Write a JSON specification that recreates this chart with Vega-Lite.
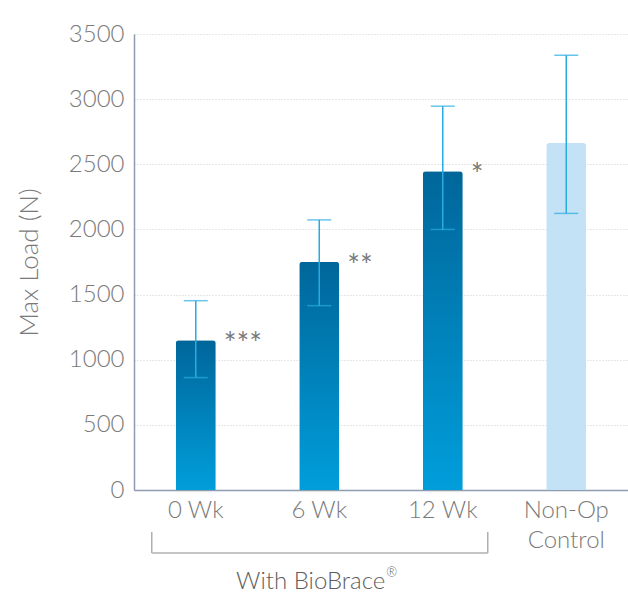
{
  "$schema": "https://vega.github.io/schema/vega-lite/v6.json",
  "width": 494,
  "height": 456,
  "autosize": {"type": "none"},
  "padding": {"left": 134, "top": 34, "right": 0, "bottom": 104},
  "background": "white",
  "config": {
    "view": {"stroke": null},
    "font": "Lato",
    "axis": {"labelFont": "Lato", "titleFont": "Lato", "labelFontWeight": 300, "titleFontWeight": 300}
  },
  "datasets": {
    "bars": [
      {"group": "0 Wk", "value": 1150, "lo": 863, "hi": 1453, "sig": "***", "treated": true},
      {"group": "6 Wk", "value": 1751, "lo": 1415, "hi": 2073, "sig": "**", "treated": true},
      {"group": "12 Wk", "value": 2446, "lo": 2000, "hi": 2946, "sig": "*", "treated": true},
      {"group": "Non-Op Control", "value": 2663, "lo": 2123, "hi": 3337, "sig": "", "treated": false}
    ],
    "bracket": [{"start": "0 Wk", "end": "12 Wk", "label": "With BioBrace", "mark": "®"}]
  },
  "data": {"name": "bars"},
  "encoding": {
    "x": {
      "field": "group", "type": "nominal", "sort": null,
      "scale": {"domain": ["0 Wk", "6 Wk", "12 Wk", "Non-Op Control"], "paddingInner": 0.676, "paddingOuter": 0.338},
      "axis": {
        "title": null, "labelAngle": 0, "labelFontSize": 24, "labelColor": "#7a7a7a",
        "labelPadding": 8, "ticks": false, "domainColor": "#8d9cae", "domainWidth": 1.5,
        "labelLineHeight": 30, "labelBaseline": "top",
        "labelExpr": "datum.label == 'Non-Op Control' ? ['Non-Op', 'Control'] : datum.label"
      }
    }
  },
  "layer": [
    {
      "transform": [{"filter": "datum.treated"}],
      "mark": {
        "type": "bar", "cornerRadiusTopLeft": 3, "cornerRadiusTopRight": 3,
        "color": {
          "gradient": "linear", "x1": 0, "y1": 0, "x2": 0, "y2": 1,
          "stops": [{"offset": 0, "color": "#00669a"}, {"offset": 1, "color": "#009edb"}]
        }
      },
      "encoding": {
        "y": {
          "field": "value", "type": "quantitative",
          "scale": {"domain": [0, 3500], "nice": false},
          "axis": {
            "title": "Max Load (N)", "titleFontSize": 26, "titleColor": "#7a7a7a", "titlePadding": 26,
            "values": [0, 500, 1000, 1500, 2000, 2500, 3000, 3500], "format": "d",
            "labelFontSize": 24, "labelColor": "#7a7a7a", "labelPadding": 10, "ticks": false,
            "domainColor": "#8d9cae", "domainWidth": 1.5,
            "grid": true, "gridColor": "#cfcfcf", "gridDash": [1, 2], "gridWidth": 1
          }
        }
      }
    },
    {
      "transform": [{"filter": "!datum.treated"}],
      "mark": {"type": "bar", "color": "#c4e2f5", "cornerRadiusTopLeft": 3, "cornerRadiusTopRight": 3},
      "encoding": {"y": {"field": "value", "type": "quantitative"}}
    },
    {
      "mark": {"type": "rule", "color": "#29abe2", "strokeWidth": 1.5},
      "encoding": {"y": {"field": "lo", "type": "quantitative"}, "y2": {"field": "hi"}}
    },
    {
      "mark": {"type": "tick", "color": "#29abe2", "size": 24, "thickness": 1.5},
      "encoding": {"y": {"field": "lo", "type": "quantitative"}}
    },
    {
      "mark": {"type": "tick", "color": "#29abe2", "size": 24, "thickness": 1.5},
      "encoding": {"y": {"field": "hi", "type": "quantitative"}}
    },
    {
      "mark": {"type": "text", "align": "left", "baseline": "middle", "dx": 28, "dy": 5, "fontSize": 30, "color": "#7a7a7a", "font": "Lato"},
      "encoding": {"y": {"field": "value", "type": "quantitative"}, "text": {"field": "sig"}}
    },
    {
      "data": {"name": "bracket"},
      "mark": {"type": "rule", "color": "#b0b0b0", "strokeWidth": 1.5, "xOffset": -44, "x2Offset": 45},
      "encoding": {"x": {"field": "start"}, "x2": {"field": "end"}, "y": {"datum": -484}}
    },
    {
      "data": {"name": "bracket"},
      "mark": {"type": "rule", "color": "#b0b0b0", "strokeWidth": 1.5, "xOffset": -44},
      "encoding": {"x": {"field": "start"}, "y": {"datum": -322}, "y2": {"datum": -484}}
    },
    {
      "data": {"name": "bracket"},
      "mark": {"type": "rule", "color": "#b0b0b0", "strokeWidth": 1.5, "xOffset": 45},
      "encoding": {"x": {"field": "end"}, "y": {"datum": -322}, "y2": {"datum": -484}}
    },
    {
      "data": {"name": "bracket"},
      "mark": {"type": "text", "baseline": "middle", "align": "right", "dx": 66, "fontSize": 24, "fontWeight": 300, "color": "#5e5e5e", "font": "Lato"},
      "encoding": {"x": {"datum": "6 Wk"}, "y": {"datum": -706}, "text": {"field": "label"}}
    },
    {
      "data": {"name": "bracket"},
      "mark": {"type": "text", "baseline": "middle", "align": "left", "dx": 67, "dy": -9, "fontSize": 13, "fontWeight": 300, "color": "#5e5e5e", "font": "Lato"},
      "encoding": {"x": {"datum": "6 Wk"}, "y": {"datum": -706}, "text": {"field": "mark"}}
    }
  ]
}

++++++

### Instructions to follow
Make an exact copy of the listing above. Do not include the pictures.

### Task response
Write a JSON specification that recreates this chart with Vega-Lite.
{
  "$schema": "https://vega.github.io/schema/vega-lite/v6.json",
  "width": 494,
  "height": 456,
  "autosize": {"type": "none"},
  "padding": {"left": 134, "top": 34, "right": 0, "bottom": 104},
  "background": "white",
  "config": {
    "view": {"stroke": null},
    "font": "Lato",
    "axis": {"labelFont": "Lato", "titleFont": "Lato", "labelFontWeight": 300, "titleFontWeight": 300}
  },
  "datasets": {
    "bars": [
      {"group": "0 Wk", "value": 1150, "lo": 863, "hi": 1453, "sig": "***", "treated": true},
      {"group": "6 Wk", "value": 1751, "lo": 1415, "hi": 2073, "sig": "**", "treated": true},
      {"group": "12 Wk", "value": 2446, "lo": 2000, "hi": 2946, "sig": "*", "treated": true},
      {"group": "Non-Op Control", "value": 2663, "lo": 2123, "hi": 3337, "sig": "", "treated": false}
    ],
    "bracket": [{"start": "0 Wk", "end": "12 Wk", "label": "With BioBrace", "mark": "®"}]
  },
  "data": {"name": "bars"},
  "encoding": {
    "x": {
      "field": "group", "type": "nominal", "sort": null,
      "scale": {"domain": ["0 Wk", "6 Wk", "12 Wk", "Non-Op Control"], "paddingInner": 0.676, "paddingOuter": 0.338},
      "axis": {
        "title": null, "labelAngle": 0, "labelFontSize": 24, "labelColor": "#7a7a7a",
        "labelPadding": 8, "ticks": false, "domainColor": "#8d9cae", "domainWidth": 1.5,
        "labelLineHeight": 30, "labelBaseline": "top",
        "labelExpr": "datum.label == 'Non-Op Control' ? ['Non-Op', 'Control'] : datum.label"
      }
    }
  },
  "layer": [
    {
      "transform": [{"filter": "datum.treated"}],
      "mark": {
        "type": "bar", "cornerRadiusTopLeft": 3, "cornerRadiusTopRight": 3,
        "color": {
          "gradient": "linear", "x1": 0, "y1": 0, "x2": 0, "y2": 1,
          "stops": [{"offset": 0, "color": "#00669a"}, {"offset": 1, "color": "#009edb"}]
        }
      },
      "encoding": {
        "y": {
          "field": "value", "type": "quantitative",
          "scale": {"domain": [0, 3500], "nice": false},
          "axis": {
            "title": "Max Load (N)", "titleFontSize": 26, "titleColor": "#7a7a7a", "titlePadding": 26,
            "values": [0, 500, 1000, 1500, 2000, 2500, 3000, 3500], "format": "d",
            "labelFontSize": 24, "labelColor": "#7a7a7a", "labelPadding": 10, "ticks": false,
            "domainColor": "#8d9cae", "domainWidth": 1.5,
            "grid": true, "gridColor": "#cfcfcf", "gridDash": [1, 2], "gridWidth": 1
          }
        }
      }
    },
    {
      "transform": [{"filter": "!datum.treated"}],
      "mark": {"type": "bar", "color": "#c4e2f5", "cornerRadiusTopLeft": 3, "cornerRadiusTopRight": 3},
      "encoding": {"y": {"field": "value", "type": "quantitative"}}
    },
    {
      "mark": {"type": "rule", "color": "#29abe2", "strokeWidth": 1.5},
      "encoding": {"y": {"field": "lo", "type": "quantitative"}, "y2": {"field": "hi"}}
    },
    {
      "mark": {"type": "tick", "color": "#29abe2", "size": 24, "thickness": 1.5},
      "encoding": {"y": {"field": "lo", "type": "quantitative"}}
    },
    {
      "mark": {"type": "tick", "color": "#29abe2", "size": 24, "thickness": 1.5},
      "encoding": {"y": {"field": "hi", "type": "quantitative"}}
    },
    {
      "mark": {"type": "text", "align": "left", "baseline": "middle", "dx": 28, "dy": 5, "fontSize": 30, "color": "#7a7a7a", "font": "Lato"},
      "encoding": {"y": {"field": "value", "type": "quantitative"}, "text": {"field": "sig"}}
    },
    {
      "data": {"name": "bracket"},
      "mark": {"type": "rule", "color": "#b0b0b0", "strokeWidth": 1.5, "xOffset": -44, "x2Offset": 45},
      "encoding": {"x": {"field": "start"}, "x2": {"field": "end"}, "y": {"datum": -484}}
    },
    {
      "data": {"name": "bracket"},
      "mark": {"type": "rule", "color": "#b0b0b0", "strokeWidth": 1.5, "xOffset": -44},
      "encoding": {"x": {"field": "start"}, "y": {"datum": -322}, "y2": {"datum": -484}}
    },
    {
      "data": {"name": "bracket"},
      "mark": {"type": "rule", "color": "#b0b0b0", "strokeWidth": 1.5, "xOffset": 45},
      "encoding": {"x": {"field": "end"}, "y": {"datum": -322}, "y2": {"datum": -484}}
    },
    {
      "data": {"name": "bracket"},
      "mark": {"type": "text", "baseline": "middle", "align": "right", "dx": 66, "fontSize": 24, "fontWeight": 300, "color": "#5e5e5e", "font": "Lato"},
      "encoding": {"x": {"datum": "6 Wk"}, "y": {"datum": -706}, "text": {"field": "label"}}
    },
    {
      "data": {"name": "bracket"},
      "mark": {"type": "text", "baseline": "middle", "align": "left", "dx": 67, "dy": -9, "fontSize": 13, "fontWeight": 300, "color": "#5e5e5e", "font": "Lato"},
      "encoding": {"x": {"datum": "6 Wk"}, "y": {"datum": -706}, "text": {"field": "mark"}}
    }
  ]
}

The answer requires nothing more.